In this example, we will demonstrate how to use the SimpleAverageAlgorithm class from the fusion_bench.method module. This algorithm is used to merge multiple models by averaging their parameters.

from fusion_bench.method.simple_average import SimpleAverageAlgorithm

# Instantiate the SimpleAverageAlgorithm
# This algorithm will be used to merge multiple models by averaging their parameters.
algorithm = SimpleAverageAlgorithm()

# Assume we have a list of PyTorch models (nn.Module instances) that we want to merge.
# The models should all have the same architecture.
models = [...]

# Run the algorithm on the models.
# This will return a new model that is the result of averaging the parameters of the input models.
merged_model = algorithm.run(models)

The run method of the SimpleAverageAlgorithm class takes a list of models as input and returns a new model. The new model's parameters are the average of the parameters of the input models. This is useful in scenarios where you have trained multiple models and want to combine them into a single model that hopefully performs better than any individual model.

Code Integration

Configuration template for the Simple Averaging algorithm:

config/method/simple_average.yaml
name: simple_average

use the following command to run the Simple Averaging algorithm:

fusion_bench method=simple_average ...

References

SimpleAverageAlgorithm

Bases: ModelFusionAlgorithm, SimpleProfilerMixin

Source code in fusion_bench/method/simple_average.py
class SimpleAverageAlgorithm(
    ModelFusionAlgorithm,
    SimpleProfilerMixin,
):
    @torch.no_grad()
    def run(self, modelpool: ModelPool):
        """
        Fuse the models in the given model pool using simple averaging.

        This method iterates over the names of the models in the model pool, loads each model, and appends it to a list.
        It then returns the simple average of the models in the list.

        Args:
            modelpool: The pool of models to fuse.

        Returns:
            The fused model obtained by simple averaging.
        """
        modelpool = to_modelpool(modelpool)
        log.info(
            f"Fusing models using simple average on {len(modelpool.model_names)} models."
            f"models: {modelpool.model_names}"
        )
        sd: Optional[StateDictType] = None
        forward_model = None

        for model_name in modelpool.model_names:
            with self.profile("load model"):
                model = modelpool.load_model(model_name)
            with self.profile("merge weights"):
                if sd is None:
                    sd = model.state_dict(keep_vars=True)
                    forward_model = model
                else:
                    sd = state_dict_add(sd, model.state_dict(keep_vars=True))
        with self.profile("merge weights"):
            sd = state_dict_mul(sd, 1 / len(modelpool.model_names))

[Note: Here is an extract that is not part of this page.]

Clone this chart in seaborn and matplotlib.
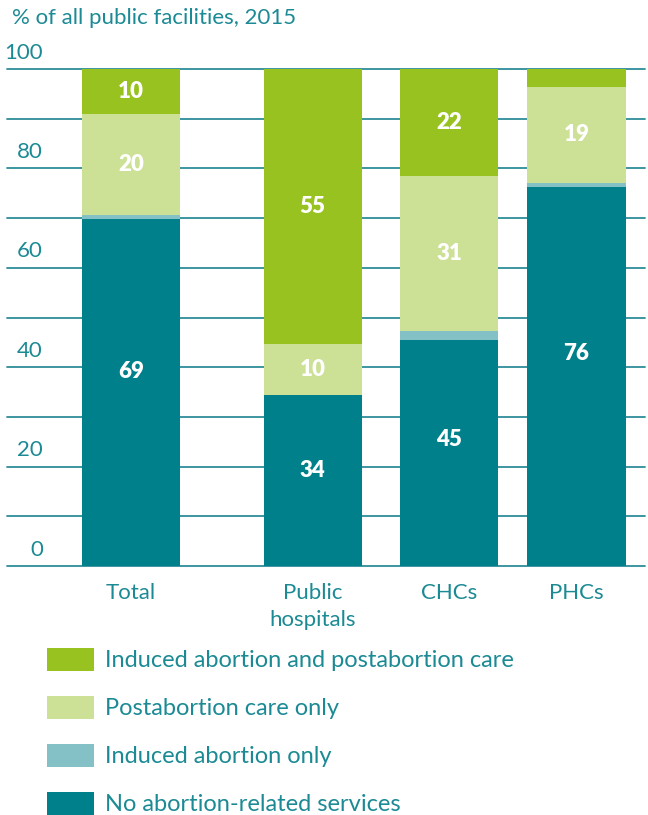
import matplotlib
matplotlib.use("Agg")
import matplotlib.pyplot as plt
import matplotlib.transforms as mtransforms
from matplotlib.patches import Patch
import numpy as np
import pandas as pd
import seaborn as sns

# ---- data ----
facilities = ["Total", "Public\nhospitals", "CHCs", "PHCs"]
no_services = [69.8, 34.4, 45.5, 76.3]
induced_only = [0.8, 0.0, 1.8, 0.8]
postabortion_only = [20.3, 10.3, 31.2, 19.3]
both_services = [9.1, 55.3, 21.5, 3.6]
no_services_labels = ["69", "34", "45", "76"]
postabortion_labels = ["20", "10", "31", "19"]
both_labels = ["10", "55", "22", ""]
series_names = ["Induced abortion and postabortion care", "Postabortion care only",
                "Induced abortion only", "No abortion-related services"]
y_ticks = [0, 20, 40, 60, 80, 100]
title = "% of all public facilities, 2015"

# ---- layout / style ----
x_pos = [0.0, 1.424, 2.494, 3.494]
bar_width = 0.77
c_dark = "#00808A"
c_lteal = "#84C1C7"
c_lgreen = "#CCE096"
c_green = "#98C21F"
txt = "#1C8A94"
grid_c = "#2E8E99"

sns.set_theme(style="white")
plt.rcParams["font.family"] = ["Lato", "DejaVu Sans"]

fig = plt.figure(figsize=(6.48, 8.15), dpi=100)
ax = fig.add_axes([7 / 648, (815 - 566) / 815, 638 / 648, 497 / 815])

teal = np.array(no_services)
ia = np.array(induced_only)
pac = np.array(postabortion_only)
both = np.array(both_services)

cum_layers = [
    (teal + ia + pac + both, c_green),
    (teal + ia + pac, c_lgreen),
    (teal + ia, c_lteal),
    (teal, c_dark),
]
for vals, col in cum_layers:
    df = pd.DataFrame({"x": x_pos, "y": vals})
    sns.barplot(data=df, x="x", y="y", native_scale=True, width=bar_width,
                color=col, saturation=1, errorbar=None, linewidth=0,
                ax=ax, zorder=3)

ax.set_xlim(-0.973, 4.031)
ax.set_ylim(0, 100)
for s in ax.spines.values():
    s.set_visible(False)
ax.set_xlabel("")
ax.set_ylabel("")

# gridlines
ax.set_yticks(np.arange(0, 101, 10))
ax.yaxis.grid(True, color=grid_c, linewidth=1.3, zorder=0)
ax.xaxis.grid(False)
ax.set_axisbelow(True)
ax.tick_params(axis="y", length=0, labelleft=False)
for gl in ax.get_ygridlines():
    gl.set_clip_on(False)

# y tick labels above gridlines, right-aligned
trans = mtransforms.blended_transform_factory(ax.transAxes, ax.transData)
for v in y_ticks:
    ax.text((43 - 7) / 638, v + 3.3, str(v), transform=trans, ha="right",
            va="center", fontsize=16, color=txt)

# category labels
ax.set_xticks(x_pos)
ax.set_xticklabels(facilities, fontsize=16, color=txt, linespacing=1.45)
ax.tick_params(axis="x", length=0, pad=12)

# value labels
lab_kw = dict(ha="center", va="center", color="white", fontsize=16,
              fontweight="heavy", zorder=5)
for i, x in enumerate(x_pos):
    ax.text(x, teal[i] * 0.56, no_services_labels[i], **lab_kw)
    ax.text(x, teal[i] + ia[i] + pac[i] / 2, postabortion_labels[i], **lab_kw)
    if both_labels[i]:
        ax.text(x, 100 - both[i] / 2, both_labels[i], **lab_kw)

# title
fig.text(12 / 648, 1 - 18 / 815, title, ha="left", va="center",
         fontsize=16, color=txt)

# legend
handles = [Patch(facecolor=c, edgecolor="none") for c in
           [c_green, c_lgreen, c_lteal, c_dark]]
leg = fig.legend(handles, series_names, loc="upper left",
                 bbox_to_anchor=(40 / 648, 1 - 641 / 815), frameon=False,
                 fontsize=17, handlelength=2.0, handleheight=1.1,
                 handletextpad=0.45, labelspacing=1.04, borderaxespad=0,
                 borderpad=0.3)
for t in leg.get_texts():
    t.set_color(txt)

fig.savefig("out.png", dpi=100)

        self.print_profile_summary()
        forward_model.load_state_dict(sd)
        return forward_model
run(modelpool)

Fuse the models in the given model pool using simple averaging.

This method iterates over the names of the models in the model pool, loads each model, and appends it to a list. It then returns the simple average of the models in the list.

Parameters:

  • modelpool (ModelPool) –

    The pool of models to fuse.

Returns:

  • The fused model obtained by simple averaging.

Source code in fusion_bench/method/simple_average.py
@torch.no_grad()
def run(self, modelpool: ModelPool):
    """
    Fuse the models in the given model pool using simple averaging.

    This method iterates over the names of the models in the model pool, loads each model, and appends it to a list.
    It then returns the simple average of the models in the list.

    Args:
        modelpool: The pool of models to fuse.

    Returns:
        The fused model obtained by simple averaging.
    """
    modelpool = to_modelpool(modelpool)
    log.info(
        f"Fusing models using simple average on {len(modelpool.model_names)} models."
        f"models: {modelpool.model_names}"
    )
    sd: Optional[StateDictType] = None
    forward_model = None

    for model_name in modelpool.model_names:
        with self.profile("load model"):
            model = modelpool.load_model(model_name)
        with self.profile("merge weights"):
            if sd is None:
                sd = model.state_dict(keep_vars=True)
                forward_model = model
            else:
                sd = state_dict_add(sd, model.state_dict(keep_vars=True))
    with self.profile("merge weights"):
        sd = state_dict_mul(sd, 1 / len(modelpool.model_names))

    self.print_profile_summary()
    forward_model.load_state_dict(sd)
    return forward_model